*AIM OF THE EXERCISE*
Repeat exactly the lines running from the first line of the data to the line containing "Chart.register(...registerables);", both ends included, and nothing else; drop the pictures.

>> BEGIN

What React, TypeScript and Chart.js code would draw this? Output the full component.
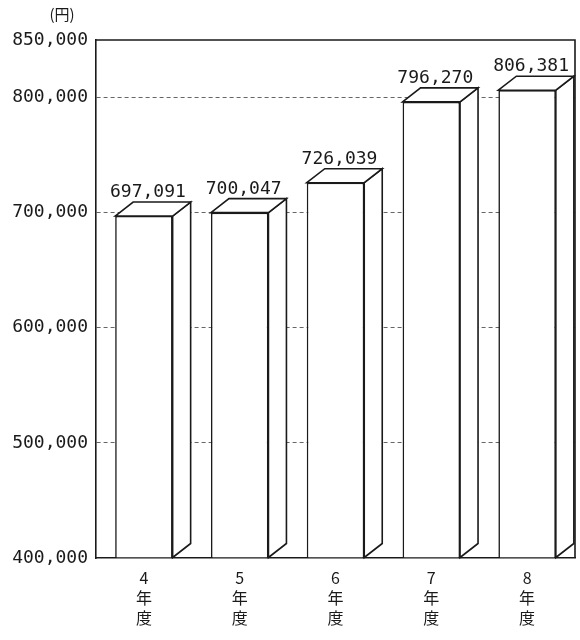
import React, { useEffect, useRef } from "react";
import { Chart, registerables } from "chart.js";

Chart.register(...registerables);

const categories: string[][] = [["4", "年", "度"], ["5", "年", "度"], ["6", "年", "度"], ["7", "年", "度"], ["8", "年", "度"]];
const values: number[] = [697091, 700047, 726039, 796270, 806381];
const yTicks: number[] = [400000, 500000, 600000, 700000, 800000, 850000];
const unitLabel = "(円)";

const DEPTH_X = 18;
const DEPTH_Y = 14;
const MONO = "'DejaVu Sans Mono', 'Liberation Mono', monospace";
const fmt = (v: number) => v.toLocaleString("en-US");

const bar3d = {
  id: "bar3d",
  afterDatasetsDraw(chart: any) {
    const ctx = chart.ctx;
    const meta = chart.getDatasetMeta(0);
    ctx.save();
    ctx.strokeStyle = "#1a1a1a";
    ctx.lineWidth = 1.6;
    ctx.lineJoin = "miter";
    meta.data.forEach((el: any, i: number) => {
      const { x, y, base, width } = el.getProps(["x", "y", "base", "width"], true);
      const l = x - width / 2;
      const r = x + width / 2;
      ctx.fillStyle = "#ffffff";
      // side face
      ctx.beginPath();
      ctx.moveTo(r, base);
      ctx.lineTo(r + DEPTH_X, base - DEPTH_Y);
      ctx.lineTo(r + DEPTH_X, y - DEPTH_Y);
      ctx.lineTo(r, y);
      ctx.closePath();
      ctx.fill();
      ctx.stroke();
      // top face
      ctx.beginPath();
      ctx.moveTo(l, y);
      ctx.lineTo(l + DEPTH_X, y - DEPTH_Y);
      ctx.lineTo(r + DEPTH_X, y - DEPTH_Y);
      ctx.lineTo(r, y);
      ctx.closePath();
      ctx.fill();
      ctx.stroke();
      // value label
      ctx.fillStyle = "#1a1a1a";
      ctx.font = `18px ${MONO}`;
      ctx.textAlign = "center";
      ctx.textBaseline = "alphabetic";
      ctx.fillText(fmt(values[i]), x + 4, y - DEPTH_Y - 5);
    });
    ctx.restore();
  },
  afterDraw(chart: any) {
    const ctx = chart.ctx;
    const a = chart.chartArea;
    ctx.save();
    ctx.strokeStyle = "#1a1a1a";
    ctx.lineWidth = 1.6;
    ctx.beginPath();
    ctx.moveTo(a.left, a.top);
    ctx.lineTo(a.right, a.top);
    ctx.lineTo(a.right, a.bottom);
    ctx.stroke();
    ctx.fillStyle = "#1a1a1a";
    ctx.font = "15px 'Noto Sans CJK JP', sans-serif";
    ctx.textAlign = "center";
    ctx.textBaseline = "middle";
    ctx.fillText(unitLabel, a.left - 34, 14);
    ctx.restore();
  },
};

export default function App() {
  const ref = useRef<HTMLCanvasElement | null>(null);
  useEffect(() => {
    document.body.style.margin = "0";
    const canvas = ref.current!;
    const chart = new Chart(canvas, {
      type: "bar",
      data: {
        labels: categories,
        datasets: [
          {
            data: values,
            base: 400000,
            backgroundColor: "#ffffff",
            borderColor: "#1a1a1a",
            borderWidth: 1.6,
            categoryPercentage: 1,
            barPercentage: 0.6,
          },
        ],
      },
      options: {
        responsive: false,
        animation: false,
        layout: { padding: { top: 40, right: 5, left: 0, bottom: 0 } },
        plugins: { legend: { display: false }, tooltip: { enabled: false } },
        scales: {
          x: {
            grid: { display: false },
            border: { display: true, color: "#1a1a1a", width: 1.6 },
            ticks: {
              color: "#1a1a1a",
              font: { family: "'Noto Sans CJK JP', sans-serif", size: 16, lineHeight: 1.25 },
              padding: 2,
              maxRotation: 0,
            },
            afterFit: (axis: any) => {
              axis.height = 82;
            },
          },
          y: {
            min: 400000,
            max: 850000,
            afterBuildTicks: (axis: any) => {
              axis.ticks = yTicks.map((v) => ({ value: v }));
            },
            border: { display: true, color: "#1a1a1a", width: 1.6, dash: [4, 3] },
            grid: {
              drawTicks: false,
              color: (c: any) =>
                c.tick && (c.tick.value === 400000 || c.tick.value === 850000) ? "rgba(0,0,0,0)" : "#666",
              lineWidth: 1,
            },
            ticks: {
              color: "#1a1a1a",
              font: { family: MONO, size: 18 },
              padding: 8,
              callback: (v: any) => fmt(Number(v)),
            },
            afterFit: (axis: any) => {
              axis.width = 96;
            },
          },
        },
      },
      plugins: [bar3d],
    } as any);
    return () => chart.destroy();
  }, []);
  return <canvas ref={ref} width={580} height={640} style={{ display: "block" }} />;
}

>> END

*TASK SOLUTION*
What React, TypeScript and Chart.js code would draw this? Output the full component.
import React, { useEffect, useRef } from "react";
import { Chart, registerables } from "chart.js";

Chart.register(...registerables);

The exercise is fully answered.